Great job! How long will it run on a tank? Let us know how it does.


----------



## TX610 (Jan 15, 2021)

Tony-chicago said:


> Great job! How long will it run on a tank? Let us know how it does.


 Doing the research based on what my propane generator uses my guess is 2 hours on a 1 Lb tank but I will surely let people that are interested know how it does starting in cold weather and how it handles snow when I get some here in New Jersey . Thanks for the interest. This was not just a hair brained idea I got. I put a lot of thought into this project


----------



## Tony-chicago (Feb 10, 2021)

Two hours!


----------



## tabora (Mar 1, 2017)

TX610 said:


> a 1 Lb tank


Sadly, you'll likely find that tank size to be ineffective at snowblowing temperatures. Even a 10lb tank has proven to be marginal.

A propane cylinder contains both liquid and vapor, with the vapor space being at the top of the cylinder. Propane appliances burn propane gas. As the gas is drawn off top of the cylinder the liquid within the container boils to replace the gas being withdrawn.

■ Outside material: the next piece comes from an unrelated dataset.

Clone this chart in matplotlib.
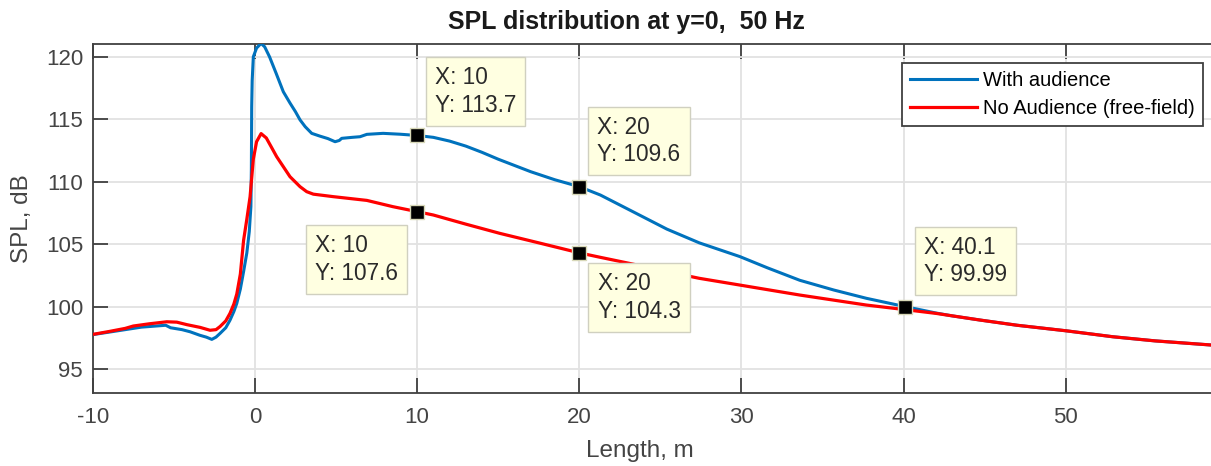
import matplotlib
matplotlib.use('Agg')
import matplotlib.pyplot as plt

plt.rcParams['font.family'] = ['Liberation Sans', 'DejaVu Sans']
plt.rcParams['axes.unicode_minus'] = False

# curve with audience (blue)
aud_x = [-10, -9, -8, -7, -6, -5.5, -5.2, -4.5, -4.0, -3.4, -3.0, -2.66, -2.4, -2.15,
         -1.8, -1.54, -1.3, -1.12, -0.9, -0.7, -0.5, -0.35, -0.25, -0.22, -0.2, -0.17,
         -0.1, 0.1, 0.38, 0.6, 0.9, 1.3, 1.75, 2.16, 2.5, 2.78, 3.1, 3.5, 4.0, 4.5,
         4.94, 5.2, 5.35, 6.0, 6.48, 6.9, 7.9, 8.95, 10, 11, 12, 13, 14, 15, 16, 17,
         18.5, 20, 21.3, 23.3, 25.4, 27.4, 29.9, 31.6, 33.6, 35.7, 37.7, 40.1, 41, 42,
         43, 44.7, 47, 50, 52.9, 55.5, 58.95]
aud_y = [97.75, 97.95, 98.15, 98.35, 98.45, 98.5, 98.3, 98.15, 97.98, 97.7, 97.55, 97.37,
         97.55, 97.85, 98.3, 98.9, 99.6, 100.25, 101.4, 102.8, 104.3, 106.0, 108.0, 111.0,
         116.0, 118.1, 120.0, 120.7, 121.07, 120.8, 120.0, 118.7, 117.2, 116.3, 115.6,
         114.95, 114.4, 113.87, 113.65, 113.45, 113.2, 113.3, 113.47, 113.55, 113.6,
         113.79, 113.87, 113.8, 113.7, 113.55, 113.25, 112.85, 112.35, 111.8, 111.3,
         110.8, 110.15, 109.6, 108.93, 107.6, 106.2, 105.1, 104.0, 103.1, 102.1, 101.32,
         100.66, 99.99, 99.75, 99.48, 99.25, 98.92, 98.5, 98.06, 97.58, 97.25, 96.92]

# curve without audience (red)
free_x = [-10, -9, -8, -7.5, -6.5, -5.44, -4.82, -4.2, -3.38, -2.77, -2.4, -2.15, -1.8,
          -1.54, -1.3, -1.12, -0.9, -0.7, -0.5, -0.3, -0.1, 0.1, 0.38, 0.7, 1.0, 1.34,
          1.75, 2.16, 2.78, 3.19, 3.6, 4.83, 6.9, 8.5, 10, 11, 13, 15.1, 17.5, 20, 21.3,
          23.3, 25.4, 27.4, 29.9, 33.6, 37.7, 40.1, 42, 44.7, 47, 50, 52.9, 55.5, 58.95]
free_y = [97.77, 98.0, 98.25, 98.44, 98.62, 98.78, 98.75, 98.55, 98.33, 98.1, 98.15, 98.4,
          98.85, 99.45, 100.2, 101.0, 102.6, 105.3, 107.0, 108.8, 111.8, 113.2, 113.85,
          113.5, 112.8, 112.0, 111.2, 110.4, 109.6, 109.2, 109.0, 108.8, 108.5, 108.0,
          107.6, 107.33, 106.6, 105.86, 105.1, 104.3, 103.94, 103.4, 102.8, 102.26, 101.72,
          100.92, 100.12, 99.75, 99.45, 98.92, 98.5, 98.06, 97.58, 97.25, 96.92]

# data tips
tip_x = [10, 20, 10, 20, 40.1]
tip_y = [113.7, 109.6, 107.6, 104.3, 99.99]
tip_lbl = ['10', '20', '10', '20', '40.1']
tip_val = ['113.7', '109.6', '107.6', '104.3', '99.99']
tip_off = [(42, 31.6), (43, 33), (-43.7, -34.3), (43, -32.2), (43.3, 33)]

fig = plt.figure(figsize=(12.11, 4.66), dpi=100)
ax = fig.add_axes([0.0766, 0.1573, 0.9234, 0.7476])

ax.plot(aud_x, aud_y, color='#0072BD', lw=2.2, label='With audience', zorder=3)
ax.plot(free_x, free_y, color='#FF0000', lw=2.3, label='No Audience (free-field)', zorder=3)

for i in range(len(tip_x)):
    ax.plot(tip_x[i], tip_y[i], 's', ms=10.5, color='black', mec='#d8d8b8', mew=1, zorder=5)
    ax.annotate('X: ' + tip_lbl[i] + '\nY: ' + tip_val[i], xy=(tip_x[i], tip_y[i]),
                xytext=tip_off[i], textcoords='offset points', ha='center', va='center',
                multialignment='left', fontsize=16.3, color='#2a2a2a', linespacing=1.25,
                zorder=6,
                bbox=dict(boxstyle='square,pad=0.4', fc='#FFFFE1', ec='#d0d0c0', lw=1))

ax.set_xlim(-10, 58.95)
ax.set_ylim(93.1, 121.0)
ax.set_xticks([-10, 0, 10, 20, 30, 40, 50])
ax.set_yticks([95, 100, 105, 110, 115, 120])
ax.grid(True, color='#e2e2e2', lw=1.3)
ax.set_axisbelow(True)

ax.tick_params(direction='in', length=11, width=1.3, color='#404040', labelsize=16,
               labelcolor='#444444', top=True, right=False)
ax.tick_params(axis='x', pad=10)
ax.tick_params(axis='y', pad=7)
for s in ['left', 'bottom', 'top']:
    ax.spines[s].set_color('#404040')
    ax.spines[s].set_linewidth(1.3)
ax.spines['right'].set_visible(False)

ax.set_title('SPL distribution at y=0,  50 Hz', fontsize=18, fontweight='bold',
             color='#1a1a1a', x=0.477, y=1.043, pad=0)
ax.set_xlabel('Length, m', fontsize=17.5, color='#444444')
ax.xaxis.set_label_coords(0.489, -0.135)
ax.set_ylabel('SPL, dB', fontsize=17.5, color='#444444')
ax.yaxis.set_label_coords(-0.0534, 0.5)

leg = ax.legend(loc='upper right', bbox_to_anchor=(0.9926, 0.9472), borderaxespad=0,
                fontsize=14.5, fancybox=False, framealpha=1, edgecolor='#404040',
                handlelength=3.3, handletextpad=0.3, borderpad=0.4, labelspacing=0.45)
leg.get_frame().set_linewidth(1.3)

fig.savefig('out.png', dpi=100)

Liquid propane boils at about - 40 F. It needs heat to boil, and it extracts the heat used to vaporize the liquid through the steel shell of the container from the surrounding air. The amount of vapor a 1 lb. propane cylinder can produce is dependent on the outside temperature and the area of wetted cylinder surface The less wetted surface the less vapor is produced, likewise the lower the outside temperature the less propane gas is produced. At low liquid levels, the 1 lb. cylinder may not provide enough gas to operate appliances properly.

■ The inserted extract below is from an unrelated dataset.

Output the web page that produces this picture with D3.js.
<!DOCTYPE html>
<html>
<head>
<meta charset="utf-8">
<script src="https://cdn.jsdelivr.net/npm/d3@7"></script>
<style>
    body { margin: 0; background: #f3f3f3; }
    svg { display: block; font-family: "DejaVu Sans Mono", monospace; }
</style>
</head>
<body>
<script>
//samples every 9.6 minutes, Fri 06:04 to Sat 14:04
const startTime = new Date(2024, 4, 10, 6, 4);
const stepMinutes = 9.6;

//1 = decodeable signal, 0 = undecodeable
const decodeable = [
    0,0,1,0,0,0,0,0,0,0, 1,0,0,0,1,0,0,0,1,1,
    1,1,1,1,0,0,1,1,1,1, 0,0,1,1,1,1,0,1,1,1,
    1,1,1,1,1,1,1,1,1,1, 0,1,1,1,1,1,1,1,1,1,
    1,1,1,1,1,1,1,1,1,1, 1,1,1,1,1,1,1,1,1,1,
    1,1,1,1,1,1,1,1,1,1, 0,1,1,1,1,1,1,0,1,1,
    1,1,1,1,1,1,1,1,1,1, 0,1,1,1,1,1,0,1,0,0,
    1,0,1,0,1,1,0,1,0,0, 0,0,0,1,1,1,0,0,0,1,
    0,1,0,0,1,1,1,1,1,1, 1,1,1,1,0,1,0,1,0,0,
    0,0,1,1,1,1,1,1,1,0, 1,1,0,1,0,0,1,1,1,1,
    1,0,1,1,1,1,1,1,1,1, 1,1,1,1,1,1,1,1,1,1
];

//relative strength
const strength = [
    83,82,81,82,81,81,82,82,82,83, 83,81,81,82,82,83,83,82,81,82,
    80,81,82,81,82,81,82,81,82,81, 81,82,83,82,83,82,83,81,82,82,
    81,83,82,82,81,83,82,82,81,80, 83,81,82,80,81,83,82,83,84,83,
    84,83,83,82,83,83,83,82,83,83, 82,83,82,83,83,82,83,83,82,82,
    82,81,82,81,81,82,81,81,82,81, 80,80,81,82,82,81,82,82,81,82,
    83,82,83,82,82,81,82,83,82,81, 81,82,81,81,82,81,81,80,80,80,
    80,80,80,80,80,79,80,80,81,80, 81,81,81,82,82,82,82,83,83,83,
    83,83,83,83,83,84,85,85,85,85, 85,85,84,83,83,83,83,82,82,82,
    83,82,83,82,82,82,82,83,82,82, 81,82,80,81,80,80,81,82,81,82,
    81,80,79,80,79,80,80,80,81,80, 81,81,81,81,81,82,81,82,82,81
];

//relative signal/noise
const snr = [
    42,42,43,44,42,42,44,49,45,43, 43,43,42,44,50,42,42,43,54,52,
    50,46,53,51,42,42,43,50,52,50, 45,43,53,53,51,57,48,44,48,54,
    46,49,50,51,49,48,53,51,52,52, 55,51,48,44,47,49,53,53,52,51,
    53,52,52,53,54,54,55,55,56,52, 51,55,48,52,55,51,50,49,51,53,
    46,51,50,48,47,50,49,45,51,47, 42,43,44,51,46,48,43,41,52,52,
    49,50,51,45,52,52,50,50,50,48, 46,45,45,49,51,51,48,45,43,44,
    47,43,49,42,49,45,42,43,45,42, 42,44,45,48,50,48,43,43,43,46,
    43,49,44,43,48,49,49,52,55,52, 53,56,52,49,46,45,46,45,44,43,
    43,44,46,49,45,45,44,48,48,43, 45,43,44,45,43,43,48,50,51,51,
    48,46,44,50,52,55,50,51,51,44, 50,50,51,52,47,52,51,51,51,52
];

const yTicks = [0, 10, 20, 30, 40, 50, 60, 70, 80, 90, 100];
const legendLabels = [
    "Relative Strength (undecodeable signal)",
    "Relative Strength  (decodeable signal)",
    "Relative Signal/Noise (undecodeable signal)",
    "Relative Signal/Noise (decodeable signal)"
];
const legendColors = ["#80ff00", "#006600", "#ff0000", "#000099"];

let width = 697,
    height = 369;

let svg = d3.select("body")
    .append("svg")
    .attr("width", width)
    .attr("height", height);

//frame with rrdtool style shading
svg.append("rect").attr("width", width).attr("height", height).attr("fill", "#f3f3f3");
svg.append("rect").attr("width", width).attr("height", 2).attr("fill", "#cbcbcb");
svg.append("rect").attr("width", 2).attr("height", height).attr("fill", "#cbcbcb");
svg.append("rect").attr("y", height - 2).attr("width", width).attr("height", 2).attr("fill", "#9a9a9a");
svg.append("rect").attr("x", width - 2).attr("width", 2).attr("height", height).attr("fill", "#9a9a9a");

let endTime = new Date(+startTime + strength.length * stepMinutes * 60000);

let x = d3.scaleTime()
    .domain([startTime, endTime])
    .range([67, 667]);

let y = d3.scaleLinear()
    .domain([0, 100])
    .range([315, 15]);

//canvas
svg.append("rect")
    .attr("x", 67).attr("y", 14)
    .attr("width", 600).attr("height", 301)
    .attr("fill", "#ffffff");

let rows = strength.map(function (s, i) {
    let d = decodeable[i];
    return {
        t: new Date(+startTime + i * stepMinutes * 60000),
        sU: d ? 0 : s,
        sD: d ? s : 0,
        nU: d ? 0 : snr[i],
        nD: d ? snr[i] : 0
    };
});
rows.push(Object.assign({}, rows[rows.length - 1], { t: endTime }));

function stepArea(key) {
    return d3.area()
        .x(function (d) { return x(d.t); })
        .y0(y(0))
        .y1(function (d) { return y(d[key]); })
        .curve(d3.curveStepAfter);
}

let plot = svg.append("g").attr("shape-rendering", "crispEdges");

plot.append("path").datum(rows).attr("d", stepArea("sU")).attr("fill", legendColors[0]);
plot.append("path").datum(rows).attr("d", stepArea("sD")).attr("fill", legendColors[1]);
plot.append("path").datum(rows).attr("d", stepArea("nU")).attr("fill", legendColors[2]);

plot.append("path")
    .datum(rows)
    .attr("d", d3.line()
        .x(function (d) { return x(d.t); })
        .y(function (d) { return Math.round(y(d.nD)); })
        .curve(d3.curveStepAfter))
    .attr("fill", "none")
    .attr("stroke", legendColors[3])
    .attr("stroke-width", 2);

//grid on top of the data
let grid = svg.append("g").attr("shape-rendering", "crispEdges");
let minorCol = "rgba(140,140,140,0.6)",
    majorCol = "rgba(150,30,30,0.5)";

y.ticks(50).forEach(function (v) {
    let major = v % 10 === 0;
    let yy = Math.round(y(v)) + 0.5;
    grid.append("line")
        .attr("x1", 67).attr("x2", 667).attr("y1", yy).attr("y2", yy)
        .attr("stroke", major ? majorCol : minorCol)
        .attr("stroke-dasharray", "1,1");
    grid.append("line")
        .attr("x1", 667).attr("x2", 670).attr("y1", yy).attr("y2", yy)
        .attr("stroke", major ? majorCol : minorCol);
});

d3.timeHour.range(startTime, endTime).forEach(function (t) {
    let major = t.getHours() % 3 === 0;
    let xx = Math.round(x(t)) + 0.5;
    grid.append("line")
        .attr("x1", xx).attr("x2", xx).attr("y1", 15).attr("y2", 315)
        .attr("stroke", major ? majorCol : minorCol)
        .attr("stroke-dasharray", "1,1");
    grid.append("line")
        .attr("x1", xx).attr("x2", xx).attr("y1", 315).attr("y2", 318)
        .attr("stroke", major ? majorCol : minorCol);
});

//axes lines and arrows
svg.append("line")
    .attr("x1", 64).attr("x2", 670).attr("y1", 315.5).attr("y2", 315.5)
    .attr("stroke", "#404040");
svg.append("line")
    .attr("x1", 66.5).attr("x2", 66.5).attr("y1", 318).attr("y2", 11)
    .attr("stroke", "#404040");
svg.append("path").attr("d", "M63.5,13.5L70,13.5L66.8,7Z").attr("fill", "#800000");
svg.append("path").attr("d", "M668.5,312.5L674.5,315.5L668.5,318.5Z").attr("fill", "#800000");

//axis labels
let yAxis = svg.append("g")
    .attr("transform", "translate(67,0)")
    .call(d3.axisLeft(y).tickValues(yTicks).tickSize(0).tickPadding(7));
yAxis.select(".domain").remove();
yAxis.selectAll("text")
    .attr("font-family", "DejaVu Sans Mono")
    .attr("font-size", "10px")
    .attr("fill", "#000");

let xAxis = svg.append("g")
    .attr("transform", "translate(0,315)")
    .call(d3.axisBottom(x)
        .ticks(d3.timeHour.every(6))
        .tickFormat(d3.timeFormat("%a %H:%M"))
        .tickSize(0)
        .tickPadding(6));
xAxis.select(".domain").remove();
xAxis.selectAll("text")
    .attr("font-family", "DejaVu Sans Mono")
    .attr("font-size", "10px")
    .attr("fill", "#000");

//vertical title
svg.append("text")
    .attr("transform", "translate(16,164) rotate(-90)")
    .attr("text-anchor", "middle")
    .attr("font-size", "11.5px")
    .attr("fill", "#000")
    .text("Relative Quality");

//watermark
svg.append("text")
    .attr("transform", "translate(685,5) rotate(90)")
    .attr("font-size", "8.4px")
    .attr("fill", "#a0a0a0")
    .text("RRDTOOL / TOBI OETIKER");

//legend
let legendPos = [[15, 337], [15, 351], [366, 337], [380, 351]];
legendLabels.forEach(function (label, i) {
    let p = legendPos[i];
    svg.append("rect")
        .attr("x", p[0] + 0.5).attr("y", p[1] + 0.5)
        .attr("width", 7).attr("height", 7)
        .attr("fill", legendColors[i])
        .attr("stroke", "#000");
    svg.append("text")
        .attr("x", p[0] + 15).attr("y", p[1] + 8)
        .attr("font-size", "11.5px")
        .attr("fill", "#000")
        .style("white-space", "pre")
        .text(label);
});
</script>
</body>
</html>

The pressure within the propane cylinder is directly related to the temperature of the propane liquid within the cylinder. The higher the liquid propane temperature the higher the internal pressure, conversely the lower the liquid propane temperature the lower the internal pressure. *If a frost line appears on a propane container it is an indication that the gas withdrawal from the cylinder is greater than the cylinders ability to vaporize propane.* Replace the propane cylinder with a full or larger unit if the appliance does not operate properly.


----------



## TX610 (Jan 15, 2021)

Thanks for the info. That's why I stored until winter. That's when I can decide if I need to mount a bigger tank. Will be interesting.


----------



## tabora (Mar 1, 2017)

TX610 said:


> That's when I can decide if I need to mount a bigger tank. Will be interesting.


Note that in this video, the owner mounted both a 10lb bottle and a starting battery back on the handlebars, which made the blower prone to lifting the augers off the ground at the slightest provocation. Probably best to mount a 10-20lb bottle up front.


----------



## TX610 (Jan 15, 2021)

Thanks for the video. His does seem to have a lot of rear weight.


----------



## tabora (Mar 1, 2017)

TX610 said:


> Thanks for the video. His does seem to have a lot of rear weight.

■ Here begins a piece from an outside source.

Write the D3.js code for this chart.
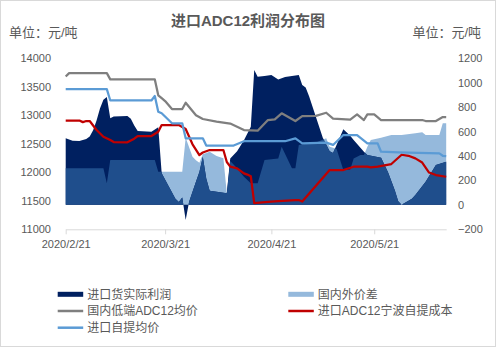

One of these horizontal tanks on the auger housing might be the ticket...


https://www.lowes.com/pd/Flame-King-20-lb-Horizontal-Propane-Cylinder-With-Gauge/5005489191


----------



## JJG723 (Mar 7, 2015)

Cool and interesting project. Looking forward to seeing your results next winter.


----------



## Caper63 (Jun 15, 2021)

I have tried running a 50K BTU propane heater off a 20 lbs tank in a cold uninstalled shed. The tank cannot keep up without freezing up. To run a blower, a small tank will not do it. Maybe a 100 lb tank, but not sure how well that will work.


----------



## BullFrog (Oct 14, 2015)

It’ll be interesting to see how it performs. Years back some school bus operators around here converted their buses over to propane to reduce operating costs but they found there was a significant power loss. Sufficient on the flat but going up hill under full load quite another. An interesting project indeed.


----------